To: Katherine Derbyshire who wrote (27860)1/23/1999 12:31:00 AM
From: Math Junkie  Read Replies (3) | Respond to of 70976
 
<<How long did bookings take to recover in 1985?>>

I don't know. The historical bookings data on the SEMI website does not go back that far.

I'm not saying that bookings are guaranteed to recover lost ground within any specified period of time. I don't think it's necessary to know how fast the recovery will be, only that we are in a recovery.

<<As I've been saying for months, this downturn is really the *extension* of 1997, not the successor.>>

That may be true for the DRAM industry, but when equipment bookings double over a fourteen month period, as they did from Sept. 96 to Nov. 97, it's hard to think of that as a mere blip.

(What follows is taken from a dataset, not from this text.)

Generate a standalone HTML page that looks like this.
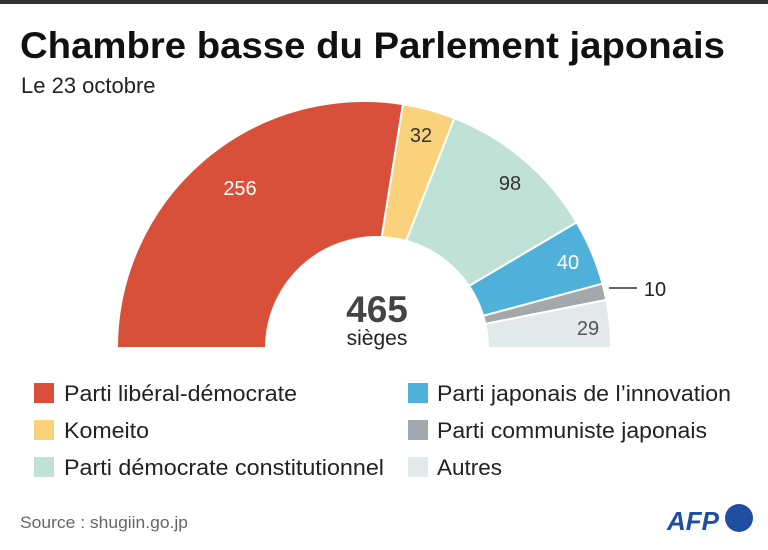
<!DOCTYPE html>
<html><head><meta charset="utf-8"><style>
body{margin:0;width:768px;height:545px;background:#fff;overflow:hidden;font-family:"Liberation Sans","DejaVu Sans",sans-serif;}
</style></head><body>
<svg id="s" width="768" height="545" xmlns="http://www.w3.org/2000/svg" font-family="Liberation Sans, DejaVu Sans, sans-serif">
<rect x="0" y="0" width="768" height="4" fill="#333"/>
<text x="20" y="58" font-size="37" font-weight="bold" fill="#111" textLength="705" lengthAdjust="spacingAndGlyphs">Chambre basse du Parlement japonais</text>
<text x="21" y="93" font-size="22" fill="#222">Le 23 octobre</text>
<g id="arcs"></g>
<g font-size="20" text-anchor="middle">
<text x="240" y="195" fill="#fff">256</text>
<text x="421" y="142" fill="#333">32</text>
<text x="510" y="190" fill="#333">98</text>
<text x="568" y="269" fill="#fff">40</text>
<text x="588" y="335" fill="#555">29</text>
<text x="655" y="296" fill="#222">10</text>
</g>
<line x1="609" y1="288" x2="637" y2="288" stroke="#333" stroke-width="1.5"/>
<text x="377" y="322" font-size="37" font-weight="bold" fill="#444" text-anchor="middle">465</text>
<text x="377" y="345" font-size="21" fill="#222" text-anchor="middle">sièges</text>
<g font-size="22" fill="#222" lengthAdjust="spacingAndGlyphs">
<rect x="34" y="383" width="20" height="20" fill="#d9503a"/><text x="64" y="401" textLength="233" lengthAdjust="spacingAndGlyphs">Parti libéral-démocrate</text>
<rect x="34" y="420" width="20" height="20" fill="#fbd27c"/><text x="64" y="438" textLength="85" lengthAdjust="spacingAndGlyphs">Komeito</text>
<rect x="34" y="457" width="20" height="20" fill="#bfe1d6"/><text x="64" y="475" textLength="320" lengthAdjust="spacingAndGlyphs">Parti démocrate constitutionnel</text>
<rect x="408" y="383" width="20" height="20" fill="#4fb0d9"/><text x="437" y="401" textLength="294" lengthAdjust="spacingAndGlyphs">Parti japonais de l’innovation</text>
<rect x="408" y="420" width="20" height="20" fill="#a3a8ad"/><text x="437" y="438" textLength="270" lengthAdjust="spacingAndGlyphs">Parti communiste japonais</text>
<rect x="408" y="457" width="20" height="20" fill="#e3e8ea"/><text x="437" y="475" textLength="65" lengthAdjust="spacingAndGlyphs">Autres</text>
</g>
<text x="20" y="528" font-size="17" fill="#666" textLength="168" lengthAdjust="spacingAndGlyphs">Source : shugiin.go.jp</text>
<text x="667" y="530" font-size="26" font-weight="bold" font-style="italic" fill="#1f4fa0">AFP</text>
<circle cx="739" cy="518" r="14" fill="#1f4fa0"/>
</svg>
<script>
var vals=[256,32,98,40,10,29],cols=["#d9503a","#fbd27c","#bfe1d6","#4fb0d9","#a3a8ad","#e3e8ea"];
var cx=364,cy=348,R=247,ic=377,ir=111,tot=465,cum=0,g=document.getElementById("arcs"),out="";
function op(a){return [cx+R*Math.cos(a),cy-R*Math.sin(a)];}
function ip(a){var c=Math.cos(a),t=(cx-ic)*-c+Math.sqrt(Math.pow((cx-ic)*c,2)-((cx-ic)*(cx-ic)-ir*ir));return [cx+t*c,cy-t*Math.sin(a)];}
for(var i=0;i<vals.length;i++){
 var a0=Math.PI*(1-cum/tot);cum+=vals[i];var a1=Math.PI*(1-cum/tot);
 var o0=op(a0),o1=op(a1),i0=ip(a0),i1=ip(a1);
 out+='<path d="M'+i0+' L'+o0+' A'+R+' '+R+' 0 0 1 '+o1+' L'+i1+' A'+ir+' '+ir+' 0 0 0 '+i0+' Z" fill="'+cols[i]+'" stroke="#fff" stroke-width="2"/>';
}
g.innerHTML=out;
</script>
</body></html>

<<1997 behavior is extremely unlikely to be a good model.>>

I don't think it pays for either semiconductor equipment executives or their investors to get hung up on whether customers are ordering for the right reasons. The equipment companies have to take the orders when they can get them, and the investors have to take the profits when they can get them, without worrying about whether the industry is achieving some mythical nirvana model of sustained, steady growth.



To: Katherine Derbyshire who wrote (27860)1/23/1999 7:00:00 AM
From: Duker  Read Replies (1) | Respond to of 70976
 
I don't know what the recovery was like in 1985?

My guess is that it does not matter. Things were a bit different then. The Cold War was in full swing. Reagan was sleeping in office -- which is better than sleeping with someone in the Oval Office. The HMBL had not been required by the FEDs (i.e., the High Mounted Brake Light). Intel still hadn't had its final(?) bought with bankruptcy. Microsoft was not a public company. There was still a loyal cadre of VisiCalc users. The semiconductor capital equipment industry (as we know it) was a bit different. LRCX went public in 1984, the same year in which NVLS was founded. AMAT, the stalwart, was both present and powerful in a relative sense. Its sales reflected the far more limited applications for silicon. Unfortunately, I do not have sales data that goes back that far, but it took AMAT four more years to get to the $500mm revenue milestone.

So what is my point? It is probably safe to say that each recovery in such a dynamic industry is a bit different.